## PROBLEM REQUIREMENTS
In the material below, find how many lines contain the string "with". Write only that number.

## AVAILABLE DATA
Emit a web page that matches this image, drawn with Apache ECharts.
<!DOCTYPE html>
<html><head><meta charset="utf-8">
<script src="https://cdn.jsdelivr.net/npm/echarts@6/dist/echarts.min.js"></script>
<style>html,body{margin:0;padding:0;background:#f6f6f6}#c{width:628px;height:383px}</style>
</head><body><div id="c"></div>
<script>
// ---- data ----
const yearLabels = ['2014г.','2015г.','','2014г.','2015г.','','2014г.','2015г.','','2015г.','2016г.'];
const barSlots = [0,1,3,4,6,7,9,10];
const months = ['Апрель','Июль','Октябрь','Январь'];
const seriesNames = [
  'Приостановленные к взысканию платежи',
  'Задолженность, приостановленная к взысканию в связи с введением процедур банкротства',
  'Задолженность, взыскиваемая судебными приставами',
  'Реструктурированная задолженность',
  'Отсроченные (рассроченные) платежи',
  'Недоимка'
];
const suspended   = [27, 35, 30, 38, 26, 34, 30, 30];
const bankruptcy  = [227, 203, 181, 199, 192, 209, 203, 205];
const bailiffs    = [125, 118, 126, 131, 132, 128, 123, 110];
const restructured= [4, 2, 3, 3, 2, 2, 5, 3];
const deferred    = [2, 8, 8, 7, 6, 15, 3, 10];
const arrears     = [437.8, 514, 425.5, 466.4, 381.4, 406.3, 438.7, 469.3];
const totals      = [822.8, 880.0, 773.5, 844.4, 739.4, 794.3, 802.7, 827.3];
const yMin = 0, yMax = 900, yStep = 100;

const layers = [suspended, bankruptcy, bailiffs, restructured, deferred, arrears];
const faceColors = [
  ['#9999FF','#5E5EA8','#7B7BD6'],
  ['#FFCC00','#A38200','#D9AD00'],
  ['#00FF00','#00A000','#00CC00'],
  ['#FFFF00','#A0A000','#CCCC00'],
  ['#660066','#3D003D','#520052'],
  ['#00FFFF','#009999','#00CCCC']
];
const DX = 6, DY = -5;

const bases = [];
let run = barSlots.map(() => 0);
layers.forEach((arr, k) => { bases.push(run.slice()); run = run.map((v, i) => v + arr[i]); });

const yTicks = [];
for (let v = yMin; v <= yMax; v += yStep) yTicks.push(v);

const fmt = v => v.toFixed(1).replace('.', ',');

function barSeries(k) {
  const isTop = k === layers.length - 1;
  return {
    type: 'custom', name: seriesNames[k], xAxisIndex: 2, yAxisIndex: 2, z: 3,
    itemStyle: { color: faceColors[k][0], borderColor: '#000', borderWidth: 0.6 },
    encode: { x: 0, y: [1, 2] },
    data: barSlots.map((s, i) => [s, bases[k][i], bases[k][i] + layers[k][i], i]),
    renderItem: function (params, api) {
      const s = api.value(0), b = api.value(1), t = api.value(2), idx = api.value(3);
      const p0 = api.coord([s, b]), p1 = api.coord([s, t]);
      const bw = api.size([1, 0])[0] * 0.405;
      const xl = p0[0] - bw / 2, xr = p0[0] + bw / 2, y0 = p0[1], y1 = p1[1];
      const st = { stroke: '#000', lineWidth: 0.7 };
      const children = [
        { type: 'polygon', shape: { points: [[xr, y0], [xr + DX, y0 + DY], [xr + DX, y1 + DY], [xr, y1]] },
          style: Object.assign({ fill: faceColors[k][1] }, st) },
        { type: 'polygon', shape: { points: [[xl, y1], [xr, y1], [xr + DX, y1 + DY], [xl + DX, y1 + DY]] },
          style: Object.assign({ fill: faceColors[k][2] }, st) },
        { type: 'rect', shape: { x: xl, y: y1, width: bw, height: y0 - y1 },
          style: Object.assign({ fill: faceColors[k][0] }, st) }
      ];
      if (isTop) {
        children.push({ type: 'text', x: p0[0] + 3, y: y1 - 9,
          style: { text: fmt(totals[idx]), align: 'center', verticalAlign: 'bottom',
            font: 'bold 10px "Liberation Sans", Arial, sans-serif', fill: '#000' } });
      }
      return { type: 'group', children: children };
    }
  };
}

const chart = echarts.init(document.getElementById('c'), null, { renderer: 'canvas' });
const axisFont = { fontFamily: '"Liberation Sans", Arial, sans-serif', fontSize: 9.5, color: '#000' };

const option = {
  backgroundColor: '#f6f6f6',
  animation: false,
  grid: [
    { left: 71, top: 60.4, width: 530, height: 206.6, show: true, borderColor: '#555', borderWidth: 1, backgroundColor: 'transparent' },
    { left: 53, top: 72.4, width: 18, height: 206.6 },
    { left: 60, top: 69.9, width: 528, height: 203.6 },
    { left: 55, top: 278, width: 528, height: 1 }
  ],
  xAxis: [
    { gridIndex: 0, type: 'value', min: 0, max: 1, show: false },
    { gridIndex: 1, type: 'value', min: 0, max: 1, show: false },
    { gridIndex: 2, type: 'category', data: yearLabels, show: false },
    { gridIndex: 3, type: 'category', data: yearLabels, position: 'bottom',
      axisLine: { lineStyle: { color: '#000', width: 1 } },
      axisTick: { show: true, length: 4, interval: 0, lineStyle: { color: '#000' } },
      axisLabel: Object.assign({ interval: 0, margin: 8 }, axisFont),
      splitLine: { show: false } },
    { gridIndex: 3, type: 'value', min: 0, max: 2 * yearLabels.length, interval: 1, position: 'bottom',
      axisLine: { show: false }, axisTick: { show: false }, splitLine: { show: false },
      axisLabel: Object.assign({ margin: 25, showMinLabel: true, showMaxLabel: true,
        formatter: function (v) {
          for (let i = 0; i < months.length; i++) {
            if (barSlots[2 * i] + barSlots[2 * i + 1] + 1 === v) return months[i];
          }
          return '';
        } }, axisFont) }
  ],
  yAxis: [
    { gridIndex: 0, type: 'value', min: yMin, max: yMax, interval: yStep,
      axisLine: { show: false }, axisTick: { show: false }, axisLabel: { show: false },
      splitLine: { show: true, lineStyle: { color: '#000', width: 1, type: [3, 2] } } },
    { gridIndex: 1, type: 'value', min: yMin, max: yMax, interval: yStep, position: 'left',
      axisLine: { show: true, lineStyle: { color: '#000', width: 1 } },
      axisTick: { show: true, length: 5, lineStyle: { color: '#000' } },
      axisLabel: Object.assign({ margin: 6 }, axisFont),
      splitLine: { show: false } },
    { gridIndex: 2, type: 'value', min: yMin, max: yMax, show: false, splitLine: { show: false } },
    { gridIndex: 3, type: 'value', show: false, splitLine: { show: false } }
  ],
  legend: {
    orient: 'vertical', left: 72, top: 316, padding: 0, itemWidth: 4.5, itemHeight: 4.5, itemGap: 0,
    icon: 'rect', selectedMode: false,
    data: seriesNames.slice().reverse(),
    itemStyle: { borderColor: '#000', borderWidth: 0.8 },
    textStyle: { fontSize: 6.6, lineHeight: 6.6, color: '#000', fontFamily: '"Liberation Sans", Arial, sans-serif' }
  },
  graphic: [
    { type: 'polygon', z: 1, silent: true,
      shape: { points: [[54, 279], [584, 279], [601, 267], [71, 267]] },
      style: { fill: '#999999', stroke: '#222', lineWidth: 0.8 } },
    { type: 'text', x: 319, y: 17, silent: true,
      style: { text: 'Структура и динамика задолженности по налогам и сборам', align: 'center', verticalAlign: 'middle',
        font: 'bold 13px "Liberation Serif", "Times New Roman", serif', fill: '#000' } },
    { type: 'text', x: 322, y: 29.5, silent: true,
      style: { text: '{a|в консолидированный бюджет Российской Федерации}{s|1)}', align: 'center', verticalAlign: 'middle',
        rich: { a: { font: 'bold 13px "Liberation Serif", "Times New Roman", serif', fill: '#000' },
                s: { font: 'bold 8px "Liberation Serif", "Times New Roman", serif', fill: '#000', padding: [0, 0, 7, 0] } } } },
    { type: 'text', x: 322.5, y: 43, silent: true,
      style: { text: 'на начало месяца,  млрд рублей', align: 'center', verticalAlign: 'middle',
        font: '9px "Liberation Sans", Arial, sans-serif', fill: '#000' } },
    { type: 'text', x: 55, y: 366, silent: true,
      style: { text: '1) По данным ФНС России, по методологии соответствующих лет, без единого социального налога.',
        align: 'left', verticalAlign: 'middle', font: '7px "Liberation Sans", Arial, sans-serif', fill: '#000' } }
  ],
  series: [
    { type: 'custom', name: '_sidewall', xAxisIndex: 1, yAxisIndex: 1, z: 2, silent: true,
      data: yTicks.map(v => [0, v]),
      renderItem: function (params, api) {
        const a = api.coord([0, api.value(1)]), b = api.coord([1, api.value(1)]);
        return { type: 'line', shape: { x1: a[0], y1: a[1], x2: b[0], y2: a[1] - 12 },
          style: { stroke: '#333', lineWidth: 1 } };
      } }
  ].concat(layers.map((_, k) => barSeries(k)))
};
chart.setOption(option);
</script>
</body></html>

* * *

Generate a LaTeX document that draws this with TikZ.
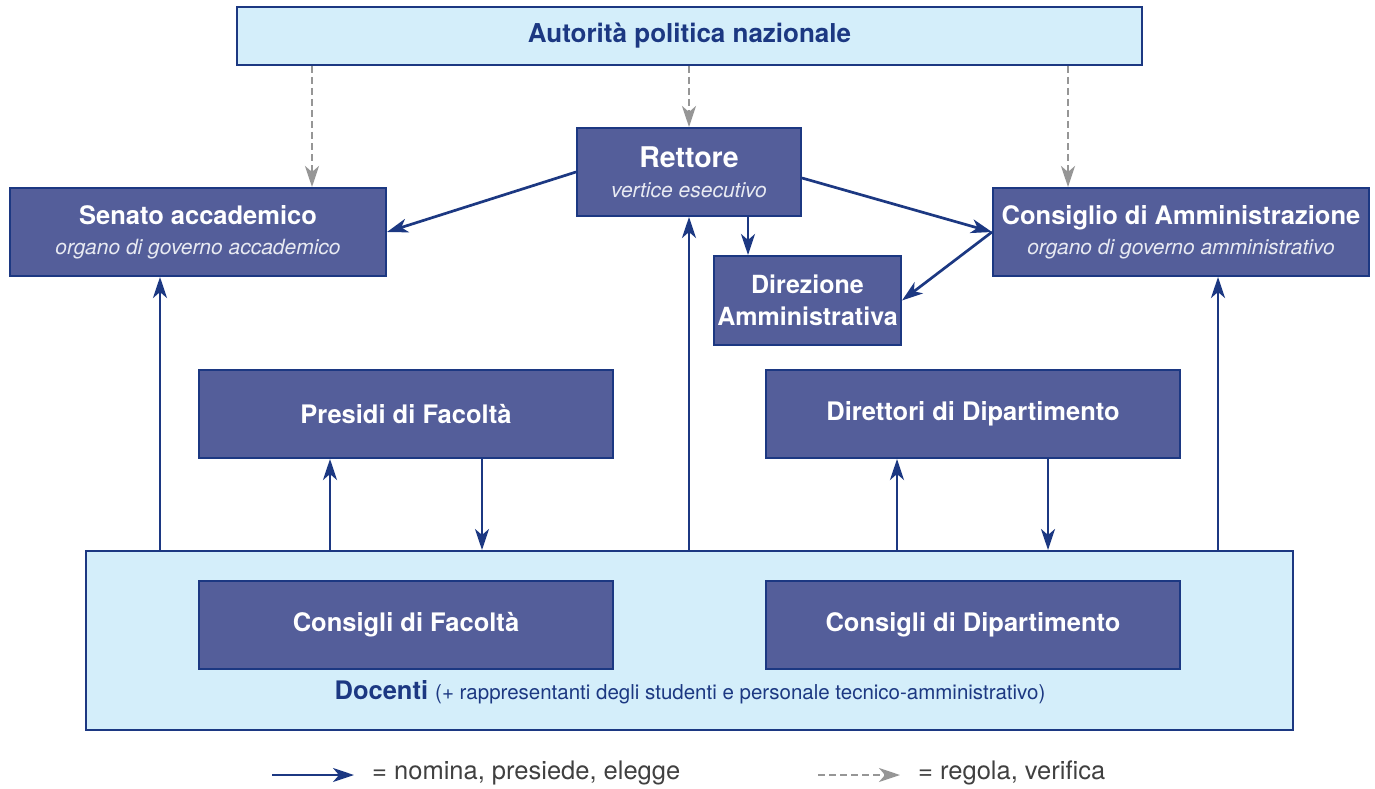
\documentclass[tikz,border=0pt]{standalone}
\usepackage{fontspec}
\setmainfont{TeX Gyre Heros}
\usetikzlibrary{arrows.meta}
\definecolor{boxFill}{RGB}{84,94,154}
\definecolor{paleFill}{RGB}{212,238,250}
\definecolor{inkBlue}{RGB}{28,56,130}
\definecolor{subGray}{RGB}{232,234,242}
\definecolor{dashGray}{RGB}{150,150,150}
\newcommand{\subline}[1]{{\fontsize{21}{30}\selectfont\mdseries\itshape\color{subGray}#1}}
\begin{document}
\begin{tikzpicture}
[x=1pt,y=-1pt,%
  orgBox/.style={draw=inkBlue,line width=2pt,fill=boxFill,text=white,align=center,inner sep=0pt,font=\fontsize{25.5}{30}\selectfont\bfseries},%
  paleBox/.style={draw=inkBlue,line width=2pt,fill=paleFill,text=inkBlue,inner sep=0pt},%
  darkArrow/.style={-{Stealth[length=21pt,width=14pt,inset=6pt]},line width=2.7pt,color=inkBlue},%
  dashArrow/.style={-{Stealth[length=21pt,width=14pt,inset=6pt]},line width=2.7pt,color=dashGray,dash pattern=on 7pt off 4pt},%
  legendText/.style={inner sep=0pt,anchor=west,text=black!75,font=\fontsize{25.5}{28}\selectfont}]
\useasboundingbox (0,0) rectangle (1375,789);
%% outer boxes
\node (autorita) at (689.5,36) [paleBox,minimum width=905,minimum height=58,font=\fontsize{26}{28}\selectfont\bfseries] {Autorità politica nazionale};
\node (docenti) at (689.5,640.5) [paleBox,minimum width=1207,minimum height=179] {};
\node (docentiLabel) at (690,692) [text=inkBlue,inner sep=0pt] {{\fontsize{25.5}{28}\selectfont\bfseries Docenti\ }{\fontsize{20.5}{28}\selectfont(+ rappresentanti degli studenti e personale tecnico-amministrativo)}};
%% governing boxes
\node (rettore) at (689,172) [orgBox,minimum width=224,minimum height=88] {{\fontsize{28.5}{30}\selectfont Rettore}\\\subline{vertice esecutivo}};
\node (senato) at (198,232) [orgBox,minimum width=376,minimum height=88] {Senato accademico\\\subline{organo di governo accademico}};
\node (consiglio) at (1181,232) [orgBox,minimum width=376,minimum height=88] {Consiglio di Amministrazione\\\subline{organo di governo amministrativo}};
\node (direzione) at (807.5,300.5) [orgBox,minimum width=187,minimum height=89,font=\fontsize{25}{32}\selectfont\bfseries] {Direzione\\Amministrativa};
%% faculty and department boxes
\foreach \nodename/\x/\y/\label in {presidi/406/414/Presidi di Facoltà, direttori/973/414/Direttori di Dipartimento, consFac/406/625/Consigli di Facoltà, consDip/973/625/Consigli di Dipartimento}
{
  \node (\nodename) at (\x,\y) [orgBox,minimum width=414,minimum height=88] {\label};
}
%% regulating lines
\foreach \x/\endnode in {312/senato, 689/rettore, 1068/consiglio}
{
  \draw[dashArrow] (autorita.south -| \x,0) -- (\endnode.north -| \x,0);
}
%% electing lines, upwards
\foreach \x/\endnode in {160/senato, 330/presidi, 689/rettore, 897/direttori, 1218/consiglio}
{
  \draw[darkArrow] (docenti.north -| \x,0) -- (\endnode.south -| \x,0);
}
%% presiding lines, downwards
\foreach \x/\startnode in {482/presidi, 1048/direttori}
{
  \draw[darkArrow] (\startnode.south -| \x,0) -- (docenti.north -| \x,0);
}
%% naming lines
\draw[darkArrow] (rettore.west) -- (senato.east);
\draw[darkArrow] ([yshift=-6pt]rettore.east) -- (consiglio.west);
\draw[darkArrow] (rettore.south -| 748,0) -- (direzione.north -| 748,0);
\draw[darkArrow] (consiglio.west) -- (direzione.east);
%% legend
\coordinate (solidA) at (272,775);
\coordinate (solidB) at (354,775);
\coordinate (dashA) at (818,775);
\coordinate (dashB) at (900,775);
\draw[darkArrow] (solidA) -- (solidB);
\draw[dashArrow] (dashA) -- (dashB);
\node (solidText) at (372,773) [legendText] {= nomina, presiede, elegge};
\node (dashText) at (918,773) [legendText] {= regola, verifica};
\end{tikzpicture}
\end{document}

## REPLY TO THE EXERCISE
2